Define your maximum acceptable drawdown before entering a trade. For a swing trade, maybe it is 10%. For a longer-term position, maybe it is 25%. Write it down. If your position hits that drawdown and the technical structure has broken, you exit. If the drawdown is within your defined range and the structure is intact, you hold.

Reduce Screen Time During Drawdowns

Checking your portfolio every 30 minutes during a drawdown is self-inflicted torture. Each time you check, your brain re-processes the loss and the emotional weight accumulates. Set alerts at your key levels and close the app.

Professional traders check charts at specific times, not constantly. A daily candle close review is enough for swing trades. If your alerts do not trigger, there is nothing to do. The obsessive checking is not analysis. It is anxiety looking for an outlet.

Position Sizing Solves Most Psychology Problems

If a 20% drawdown in your position makes you unable to function, your position is too large. Proper position sizing means that even worst-case scenarios are financially survivable and emotionally manageable.

Trade with an amount where a total loss would be disappointing but not devastating. When the drawdown happens, you will be able to think clearly because the stakes are not existential. This clarity lets you hold when holding is correct and exit when exiting is correct.

The Power of Zooming Out

When you are in a drawdown on the 4-hour chart, pull up the weekly chart. That 20% drop that feels like the end of the world might look like a small dip in a massive uptrend. Context changes everything.

Every Bitcoin cycle has featured multiple 30-40% drawdowns during the bull run. Every single one of those drawdowns felt like the top at the time. And every single one was followed by a new all-time high. History does not guarantee the future, but it does provide perspective.

Journaling Through Drawdowns

Keep a trading journal and write during drawdowns. Record what you are feeling, what the chart shows, and what your plan says to do. When the drawdown ends, review the journal. You will see the gap between how you felt and what actually happened.

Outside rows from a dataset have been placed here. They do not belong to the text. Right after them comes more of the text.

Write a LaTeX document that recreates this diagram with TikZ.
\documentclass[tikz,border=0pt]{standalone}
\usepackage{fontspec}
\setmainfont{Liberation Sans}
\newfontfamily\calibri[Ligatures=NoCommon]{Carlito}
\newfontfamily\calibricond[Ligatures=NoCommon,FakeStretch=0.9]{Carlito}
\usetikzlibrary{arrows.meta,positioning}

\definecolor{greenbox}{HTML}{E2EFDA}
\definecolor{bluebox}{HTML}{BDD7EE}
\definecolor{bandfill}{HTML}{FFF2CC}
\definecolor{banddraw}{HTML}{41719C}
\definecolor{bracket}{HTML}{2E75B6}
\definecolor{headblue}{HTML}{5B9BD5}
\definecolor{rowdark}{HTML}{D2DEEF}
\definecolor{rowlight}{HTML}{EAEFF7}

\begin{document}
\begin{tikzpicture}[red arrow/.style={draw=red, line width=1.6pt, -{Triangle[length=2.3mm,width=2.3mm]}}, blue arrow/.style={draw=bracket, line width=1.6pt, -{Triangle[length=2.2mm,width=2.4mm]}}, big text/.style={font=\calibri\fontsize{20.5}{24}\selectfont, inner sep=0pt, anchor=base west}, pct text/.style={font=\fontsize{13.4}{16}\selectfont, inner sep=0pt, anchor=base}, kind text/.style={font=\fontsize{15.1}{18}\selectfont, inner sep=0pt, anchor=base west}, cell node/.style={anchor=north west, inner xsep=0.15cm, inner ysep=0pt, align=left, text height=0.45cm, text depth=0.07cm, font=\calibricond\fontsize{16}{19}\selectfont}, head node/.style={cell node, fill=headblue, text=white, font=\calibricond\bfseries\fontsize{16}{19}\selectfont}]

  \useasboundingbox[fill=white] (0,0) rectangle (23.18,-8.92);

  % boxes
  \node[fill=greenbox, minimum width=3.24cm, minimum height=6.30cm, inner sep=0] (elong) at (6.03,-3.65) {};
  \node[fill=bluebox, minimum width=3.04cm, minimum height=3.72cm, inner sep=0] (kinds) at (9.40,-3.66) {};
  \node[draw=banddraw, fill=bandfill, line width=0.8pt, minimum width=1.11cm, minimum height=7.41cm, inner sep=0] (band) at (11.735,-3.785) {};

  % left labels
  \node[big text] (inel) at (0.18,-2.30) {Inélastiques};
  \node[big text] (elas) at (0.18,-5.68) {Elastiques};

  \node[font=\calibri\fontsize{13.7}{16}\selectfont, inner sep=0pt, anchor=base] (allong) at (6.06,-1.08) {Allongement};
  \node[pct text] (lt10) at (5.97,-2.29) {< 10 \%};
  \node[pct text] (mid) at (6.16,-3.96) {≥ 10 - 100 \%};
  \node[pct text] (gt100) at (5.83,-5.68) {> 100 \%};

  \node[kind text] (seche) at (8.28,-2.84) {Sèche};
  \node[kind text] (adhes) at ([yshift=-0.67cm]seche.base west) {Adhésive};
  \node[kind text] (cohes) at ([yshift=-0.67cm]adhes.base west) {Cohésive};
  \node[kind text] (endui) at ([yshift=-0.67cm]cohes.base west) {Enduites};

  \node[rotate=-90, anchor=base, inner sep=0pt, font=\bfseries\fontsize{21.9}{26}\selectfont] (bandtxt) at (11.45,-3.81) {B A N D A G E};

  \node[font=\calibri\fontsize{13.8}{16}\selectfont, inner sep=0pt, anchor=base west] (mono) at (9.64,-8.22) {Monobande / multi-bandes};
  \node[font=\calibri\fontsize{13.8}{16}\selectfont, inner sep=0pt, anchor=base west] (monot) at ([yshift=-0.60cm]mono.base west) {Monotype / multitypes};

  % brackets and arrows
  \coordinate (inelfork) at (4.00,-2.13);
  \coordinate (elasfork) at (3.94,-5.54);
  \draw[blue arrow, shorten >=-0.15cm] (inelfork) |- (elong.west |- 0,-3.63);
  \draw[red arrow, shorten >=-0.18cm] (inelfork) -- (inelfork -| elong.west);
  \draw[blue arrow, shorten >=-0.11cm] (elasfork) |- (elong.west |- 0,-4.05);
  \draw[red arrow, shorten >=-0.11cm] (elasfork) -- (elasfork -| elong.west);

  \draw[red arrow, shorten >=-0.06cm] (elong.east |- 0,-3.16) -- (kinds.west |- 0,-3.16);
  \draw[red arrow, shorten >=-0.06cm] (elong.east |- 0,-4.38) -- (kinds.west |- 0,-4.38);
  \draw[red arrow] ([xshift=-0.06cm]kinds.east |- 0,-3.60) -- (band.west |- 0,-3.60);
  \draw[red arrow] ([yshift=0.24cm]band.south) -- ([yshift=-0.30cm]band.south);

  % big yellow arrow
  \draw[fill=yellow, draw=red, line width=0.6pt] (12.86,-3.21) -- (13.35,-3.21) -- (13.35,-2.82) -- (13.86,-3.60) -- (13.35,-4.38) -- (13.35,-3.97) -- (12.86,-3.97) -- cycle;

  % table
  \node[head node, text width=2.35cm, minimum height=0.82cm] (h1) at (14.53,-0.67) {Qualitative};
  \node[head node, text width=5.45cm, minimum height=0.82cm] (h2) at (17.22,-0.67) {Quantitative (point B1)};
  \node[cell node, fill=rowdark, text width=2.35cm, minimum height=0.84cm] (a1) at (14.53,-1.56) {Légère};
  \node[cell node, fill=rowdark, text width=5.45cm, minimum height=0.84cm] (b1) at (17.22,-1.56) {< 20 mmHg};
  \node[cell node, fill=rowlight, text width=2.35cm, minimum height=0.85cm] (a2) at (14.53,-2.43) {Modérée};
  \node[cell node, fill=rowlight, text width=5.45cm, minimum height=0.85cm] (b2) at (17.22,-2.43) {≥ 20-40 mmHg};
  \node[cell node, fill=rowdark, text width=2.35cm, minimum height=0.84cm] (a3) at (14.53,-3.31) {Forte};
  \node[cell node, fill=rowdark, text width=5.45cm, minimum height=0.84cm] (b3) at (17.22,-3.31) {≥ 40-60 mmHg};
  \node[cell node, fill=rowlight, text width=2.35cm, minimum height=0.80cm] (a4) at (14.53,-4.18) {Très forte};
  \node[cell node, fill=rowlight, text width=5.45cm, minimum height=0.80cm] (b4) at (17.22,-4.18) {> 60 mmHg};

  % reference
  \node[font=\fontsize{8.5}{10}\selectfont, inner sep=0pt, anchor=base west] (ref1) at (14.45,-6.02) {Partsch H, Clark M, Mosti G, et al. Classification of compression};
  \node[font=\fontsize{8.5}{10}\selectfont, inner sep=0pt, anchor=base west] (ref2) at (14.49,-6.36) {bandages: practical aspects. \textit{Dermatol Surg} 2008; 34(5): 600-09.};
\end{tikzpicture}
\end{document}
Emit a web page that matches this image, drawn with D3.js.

Over time, this practice builds emotional calibration. You learn that your feelings during drawdowns are consistently more negative than reality justifies. This knowledge becomes armor for the next drawdown.

Bottom Line

Holding through drawdowns is not about being tough or ignoring risk. It is about having a system that tells you when to hold and when to fold, and having the discipline to follow it. Size your positions so drawdowns are manageable. Build your plan before the drawdown hits. Check the structure, not your emotions. And remember that in crypto, the biggest gains go to those who survive the drops without flinching.